While recycling the phrase “gloomadon poppers”, the Mayor said:
I genuinely believe that when the Games are under way, we will look back at the anxieties as a kind of Millennium Bug that never materialised because most people travelling in most parts of London will not even notice that the route network exists.
It is true that Games Lanes take up just a third of the Olympic Route Network, parts of the ORN will only be used on certain event days and the entire ORN only takes up 1% of London’s road network — but TfL are using all of London’s roads for that calculation. Pure numbers are a disingenuous way to talk about the ORN; surely a more appropriate method would be to look at how many of the city’s main arteries will be affected. It’s also too soon to declare how badly the roads will or will not be snarled up, since the statutory consultation has only just closed, but when TfL themselves warn about potential delays you know it’s not total hype.
What we can talk about with some certainty is public transport, which Boris has followed Caroline Pidgeon’s lead in urging Olympic VIPs to take. TfL’s own projections (PDF) are that even with a shift in commuter behaviour (working from home, going to the pub, etc) rush hour journeys on some days will be delayed. For example, don’t try and get a tube from Canary Wharf between 4.30pm and 7.30pm on 7 August unless you’re prepared to wait at least 15 minutes to get on a train, or Bond Street between 5pm and 7pm during the main Games, and we’re not sure we can even talk about London Bridge without having a minor breakdown.

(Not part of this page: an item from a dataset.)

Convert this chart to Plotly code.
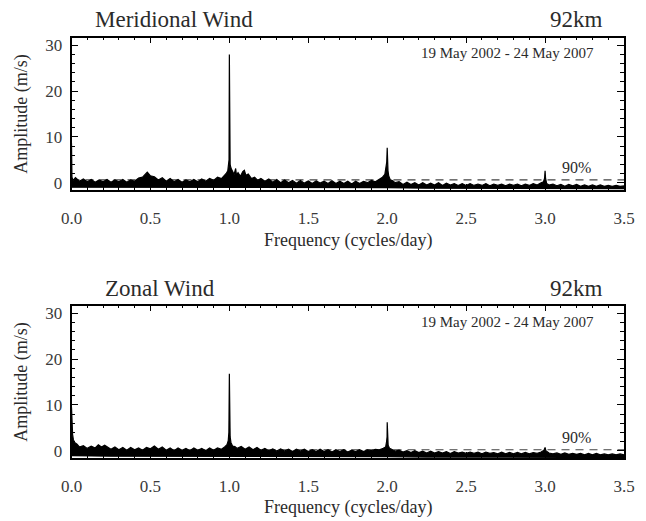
import plotly.graph_objects as go

# ---------------- data ----------------
period_text = "19 May 2002 - 24 May 2007"
height_text = "92km"
panel_titles = ["Meridional Wind", "Zonal Wind"]

# Meridional wind: upper outline of the amplitude spectrum
mer_freq = [0.000, 0.003, 0.010, 0.025, 0.050, 0.075, 0.100, 0.125, 0.150, 0.175,
            0.200, 0.225, 0.250, 0.275, 0.300, 0.325, 0.350, 0.375, 0.400, 0.425,
            0.450, 0.465, 0.480, 0.500, 0.525, 0.550, 0.575, 0.600, 0.625, 0.650,
            0.675, 0.700, 0.725, 0.750, 0.775, 0.800, 0.825, 0.850, 0.875, 0.900,
            0.925, 0.950, 0.970, 0.980, 0.990, 0.995, 0.998, 1.000, 1.002, 1.0035,
            1.005, 1.010, 1.020, 1.030, 1.040, 1.045, 1.055, 1.070, 1.085, 1.095,
            1.105, 1.120, 1.140, 1.160, 1.180, 1.200, 1.225, 1.250, 1.275, 1.300,
            1.325, 1.350, 1.375, 1.400, 1.425, 1.450, 1.475, 1.500, 1.525, 1.550,
            1.575, 1.600, 1.625, 1.650, 1.675, 1.700, 1.725, 1.750, 1.775, 1.800,
            1.825, 1.850, 1.875, 1.900, 1.925, 1.950, 1.970, 1.985, 1.992, 1.997,
            2.000, 2.002, 2.005, 2.010, 2.020, 2.035, 2.050, 2.075, 2.100, 2.125,
            2.150, 2.175, 2.200, 2.225, 2.250, 2.275, 2.300, 2.325, 2.350, 2.375,
            2.400, 2.425, 2.450, 2.475, 2.500, 2.525, 2.550, 2.575, 2.600, 2.625,
            2.650, 2.675, 2.700, 2.725, 2.750, 2.775, 2.800, 2.825, 2.850, 2.875,
            2.900, 2.925, 2.950, 2.975, 2.990, 2.997, 3.000, 3.003, 3.010, 3.025,
            3.050, 3.075, 3.100, 3.125, 3.150, 3.175, 3.200, 3.225, 3.250, 3.275,
            3.300, 3.325, 3.350, 3.375, 3.400, 3.425, 3.450, 3.475, 3.500]
mer_amp = [8.6, 1.2, 0.5, 1.1, 0.3, 0.8, 0.2, 0.7, 0.1, 0.6,
           0.2, 0.7, 0.1, 0.6, 0.2, 0.7, 0.1, 0.6, 0.3, 1.0,
           1.2, 1.8, 2.3, 1.5, 1.3, 0.6, 1.1, 0.3, 0.9, 0.2,
           0.7, 0.1, 0.6, 0.2, 0.7, 0.2, 0.8, 0.3, 0.9, 0.5,
           1.2, 0.9, 1.6, 2.0, 2.6, 3.6, 5.0, 28.0, 5.0, 10.8,
           4.0, 3.2, 2.5, 1.8, 3.1, 1.6, 2.2, 1.4, 2.4, 2.7,
           1.6, 1.9, 0.9, 1.2, 0.5, 0.9, 0.3, 0.8, 0.1, 0.7,
           0.0, 0.6, 0.0, 0.5, -0.1, 0.5, -0.1, 0.4, -0.2, 0.4,
           -0.1, 0.3, -0.2, 0.4, -0.2, 0.3, -0.2, 0.3, -0.3, 0.3,
           -0.2, 0.3, 0.0, 0.5, 0.2, 0.8, 1.2, 1.8, 3.0, 4.5,
           7.6, 4.0, 2.6, 1.4, 0.6, 0.4, 0.0, 0.2, -0.4, 0.1,
           -0.4, 0.0, -0.5, 0.0, -0.5, -0.1, -0.5, 0.0, -0.6, -0.1,
           -0.5, -0.2, -0.6, -0.2, -0.6, -0.2, -0.6, -0.3, -0.6, -0.2,
           -0.7, -0.3, -0.6, -0.3, -0.7, -0.3, -0.6, -0.3, -0.7, -0.3,
           -0.6, -0.2, -0.5, 0.0, 0.2, 1.0, 2.6, 1.0, -0.2, -0.5,
           -0.3, -0.7, -0.4, -0.8, -0.4, -0.7, -0.4, -0.8, -0.5, -0.8,
           -0.5, -0.8, -0.5, -0.8, -0.6, -0.8, -0.6, -0.8, -0.7]
# Meridional wind: lower outline of the noise band
mer_low_freq = [0.0, 0.25, 0.5, 0.75, 1.0, 1.25, 1.5, 1.75, 2.0, 2.25, 2.5, 2.75, 3.0, 3.25, 3.5]
mer_low_amp = [-1.0, -1.0, -1.0, -1.0, -1.0, -1.0, -1.0, -1.1, -1.1, -1.2, -1.2, -1.2, -1.3, -1.3, -1.3]
mer_level90 = 0.6

# Zonal wind: upper outline of the amplitude spectrum
zon_freq = [0.000, 0.003, 0.007, 0.012, 0.020, 0.035, 0.050, 0.075, 0.100, 0.125,
            0.150, 0.170, 0.190, 0.210, 0.250, 0.275, 0.300, 0.325, 0.350, 0.375,
            0.400, 0.425, 0.450, 0.475, 0.500, 0.525, 0.550, 0.575, 0.600, 0.625,
            0.650, 0.675, 0.700, 0.725, 0.750, 0.775, 0.800, 0.825, 0.850, 0.875,
            0.900, 0.925, 0.950, 0.970, 0.985, 0.993, 0.997, 1.000, 1.002, 1.005,
            1.010, 1.020, 1.035, 1.050, 1.075, 1.100, 1.125, 1.150, 1.175, 1.200,
            1.225, 1.250, 1.275, 1.300, 1.325, 1.350, 1.375, 1.400, 1.425, 1.450,
            1.475, 1.500, 1.525, 1.550, 1.575, 1.600, 1.625, 1.650, 1.675, 1.700,
            1.725, 1.750, 1.775, 1.800, 1.825, 1.850, 1.875, 1.900, 1.925, 1.950,
            1.975, 1.990, 1.996, 1.999, 2.000, 2.002, 2.006, 2.015, 2.030, 2.050,
            2.075, 2.100, 2.125, 2.150, 2.175, 2.200, 2.225, 2.250, 2.275, 2.300,
            2.325, 2.350, 2.375, 2.400, 2.425, 2.450, 2.475, 2.500, 2.525, 2.550,
            2.575, 2.600, 2.625, 2.650, 2.675, 2.700, 2.725, 2.750, 2.775, 2.800,
            2.825, 2.850, 2.875, 2.900, 2.925, 2.950, 2.975, 2.993, 3.000, 3.005,
            3.025, 3.050, 3.075, 3.100, 3.125, 3.150, 3.175, 3.200, 3.225, 3.250,
            3.275, 3.300, 3.325, 3.350, 3.375, 3.400, 3.425, 3.450, 3.475, 3.500]
zon_amp = [9.5, 6.0, 3.5, 2.4, 1.8, 1.4, 0.8, 1.1, 0.5, 1.0,
           0.6, 1.3, 0.8, 1.2, 0.3, 0.8, 0.2, 0.7, 0.1, 0.7,
           0.2, 0.6, 0.1, 0.7, 0.4, 1.0, 0.3, 0.8, 0.1, 0.6,
           0.0, 0.6, 0.1, 0.5, 0.0, 0.6, 0.1, 0.5, 0.0, 0.6,
           0.1, 0.6, 0.3, 0.8, 1.3, 2.2, 4.0, 16.8, 5.9, 3.0,
           1.8, 1.0, 0.9, 0.5, 0.9, 0.3, 0.8, 0.2, 0.7, 0.1,
           0.5, 0.0, 0.4, -0.1, 0.4, -0.1, 0.3, -0.2, 0.3, -0.1,
           0.3, -0.2, 0.2, -0.2, 0.3, -0.2, 0.2, -0.3, 0.2, -0.2,
           0.2, -0.3, 0.1, -0.2, 0.2, -0.2, 0.2, 0.0, 0.3, 0.2,
           0.5, 0.8, 2.0, 3.0, 6.2, 2.9, 1.2, 0.5, 0.2, -0.1,
           0.1, -0.3, 0.0, -0.4, 0.0, -0.4, -0.1, -0.5, -0.1, -0.5,
           -0.2, -0.5, -0.2, -0.6, -0.2, -0.5, -0.3, -0.6, -0.3, -0.6,
           -0.3, -0.7, -0.3, -0.6, -0.4, -0.7, -0.3, -0.7, -0.4, -0.7,
           -0.4, -0.7, -0.4, -0.7, -0.4, -0.6, -0.3, 0.1, 0.7, 0.0,
           -0.5, -0.7, -0.5, -0.8, -0.5, -0.8, -0.6, -0.8, -0.6, -0.9,
           -0.6, -0.9, -0.6, -0.9, -0.7, -0.9, -0.7, -0.9, -0.7, -0.9]
zon_low_freq = [0.0, 0.25, 0.5, 0.75, 1.0, 1.25, 1.5, 1.75, 2.0, 2.25, 2.5, 2.75, 3.0, 3.25, 3.5]
zon_low_amp = [-1.1, -1.2, -1.2, -1.2, -1.2, -1.3, -1.3, -1.3, -1.3, -1.4, -1.4, -1.4, -1.4, -1.5, -1.5]
zon_level90 = 0.2

x_ticks = [0.0, 0.5, 1.0, 1.5, 2.0, 2.5, 3.0, 3.5]
x_tick_labels = ["0.0", "0.5", "1.0", "1.5", "2.0", "2.5", "3.0", "3.5"]
y_ticks = [0, 10, 20, 30]
y_tick_labels = ["0", "10", "20", "30"]

# ---------------- figure ----------------
W, H = 646, 521
FONT = "Liberation Serif, Times New Roman, serif"
TXT = "#2b2b2b"

def ppx(px):  # horizontal pixel -> paper
    return px / W

def ppy(py):  # vertical pixel (from top) -> paper
    return 1 - py / H

x_dom = [ppx(71.5), ppx(624)]
doms = [[ppy(190), ppy(37.5)], [ppy(458), ppy(305.5)]]

fig = go.Figure()

panels = [
    (mer_freq, mer_amp, mer_low_freq, mer_low_amp, mer_level90),
    (zon_freq, zon_amp, zon_low_freq, zon_low_amp, zon_level90),
]

for i, (f, a, lf, la, lev) in enumerate(panels):
    xa = "x" if i == 0 else "x2"
    ya = "y" if i == 0 else "y2"
    # dashed 90% significance level
    fig.add_trace(go.Scatter(x=[x_ticks[0], x_ticks[-1]], y=[lev, lev], mode="lines",
                             line=dict(color="#444444", width=1.2, dash="8px,6px"),
                             xaxis=xa, yaxis=ya, showlegend=False, hoverinfo="skip"))
    # spectrum band (upper outline + reversed lower outline)
    fig.add_trace(go.Scatter(x=list(f) + list(lf[::-1]), y=list(a) + list(la[::-1]),
                             mode="lines", fill="toself", fillcolor="black",
                             line=dict(color="black", width=1.2),
                             xaxis=xa, yaxis=ya, showlegend=False, hoverinfo="skip"))

axis_common = dict(showline=True, linecolor="black", linewidth=1.5, mirror="allticks",
                   ticks="inside", tickcolor="black", tickwidth=1, showgrid=False,
                   zeroline=False, tickfont=dict(family=FONT, size=17, color="#3a3a3a"))

for i in range(2):
    sx = "" if i == 0 else "2"
    fig.update_layout(**{
        f"xaxis{sx}": dict(axis_common, domain=x_dom, range=[0, 3.5],
                           tickvals=x_ticks, ticktext=x_tick_labels, ticklen=6,
                           ticklabelstandoff=12,
                           minor=dict(ticks="inside", dtick=0.1, ticklen=3, tickcolor="black",
                                      showgrid=False),
                           anchor="y" if i == 0 else "y2"),
        f"yaxis{sx}": dict(axis_common, domain=doms[i], range=[-1.6, 31.7],
                           tickvals=y_ticks, ticktext=y_tick_labels, ticklen=7,
                           ticklabelstandoff=4,
                           minor=dict(ticks="inside", dtick=2, ticklen=4, tickcolor="black",
                                      showgrid=False),
                           anchor="x" if i == 0 else "x2"),
    })

ann = []
title_y = [19, 288]
title_x = [93, 103]
date_y = [53, 322]
xtitle_y = [240, 507]
mid_y = [113.75, 381.75]
pct_pos = [(3.2, 3.3), (3.2, 2.9)]
for i in range(2):
    xr = "x" if i == 0 else "x2"
    yr = "y" if i == 0 else "y2"
    ann.append(dict(text=panel_titles[i], x=ppx(title_x[i]), y=ppy(title_y[i]), xref="paper", yref="paper",
                    xanchor="left", yanchor="middle", showarrow=False,
                    font=dict(family=FONT, size=23, color=TXT)))
    ann.append(dict(text=height_text, x=ppx(605), y=ppy(title_y[i]), xref="paper", yref="paper",
                    xanchor="right", yanchor="middle", showarrow=False,
                    font=dict(family=FONT, size=23, color=TXT)))
    ann.append(dict(text=period_text, x=ppx(596), y=ppy(date_y[i]), xref="paper", yref="paper",
                    xanchor="right", yanchor="middle", showarrow=False,
                    font=dict(family=FONT, size=15, color=TXT)))
    ann.append(dict(text="Frequency (cycles/day)", x=ppx(347.75), y=ppy(xtitle_y[i]), xref="paper", yref="paper",
                    xanchor="center", yanchor="middle", showarrow=False,
                    font=dict(family=FONT, size=18, color=TXT)))
    ann.append(dict(text="Amplitude (m/s)", x=ppx(22), y=ppy(mid_y[i]), xref="paper", yref="paper",
                    xanchor="center", yanchor="middle", showarrow=False, textangle=-90,
                    font=dict(family=FONT, size=18, color=TXT)))
    ann.append(dict(text="90%", x=pct_pos[i][0], y=pct_pos[i][1], xref=xr, yref=yr,
                    xanchor="center", yanchor="middle", showarrow=False,
                    font=dict(family=FONT, size=16, color=TXT)))

fig.update_layout(width=W, height=H, margin=dict(l=0, r=0, t=0, b=0, autoexpand=False),
                  paper_bgcolor="white", plot_bgcolor="white", annotations=ann,
                  showlegend=False)

fig.write_html("out.html", config={"displayModeBar": False})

Of course, it’s more fun for the media (and here we include ourselves) to write about potential chaos than stories about fluffy kittens and how everything’s going to be OK. But all projections reckon the only way things might be sort-of-not-awful is if we all keep out of London while the Olympics are on. The upside of that: at least none of us will know first hand what it’s like to be held for half an hour in a ticket hall in the height of summer.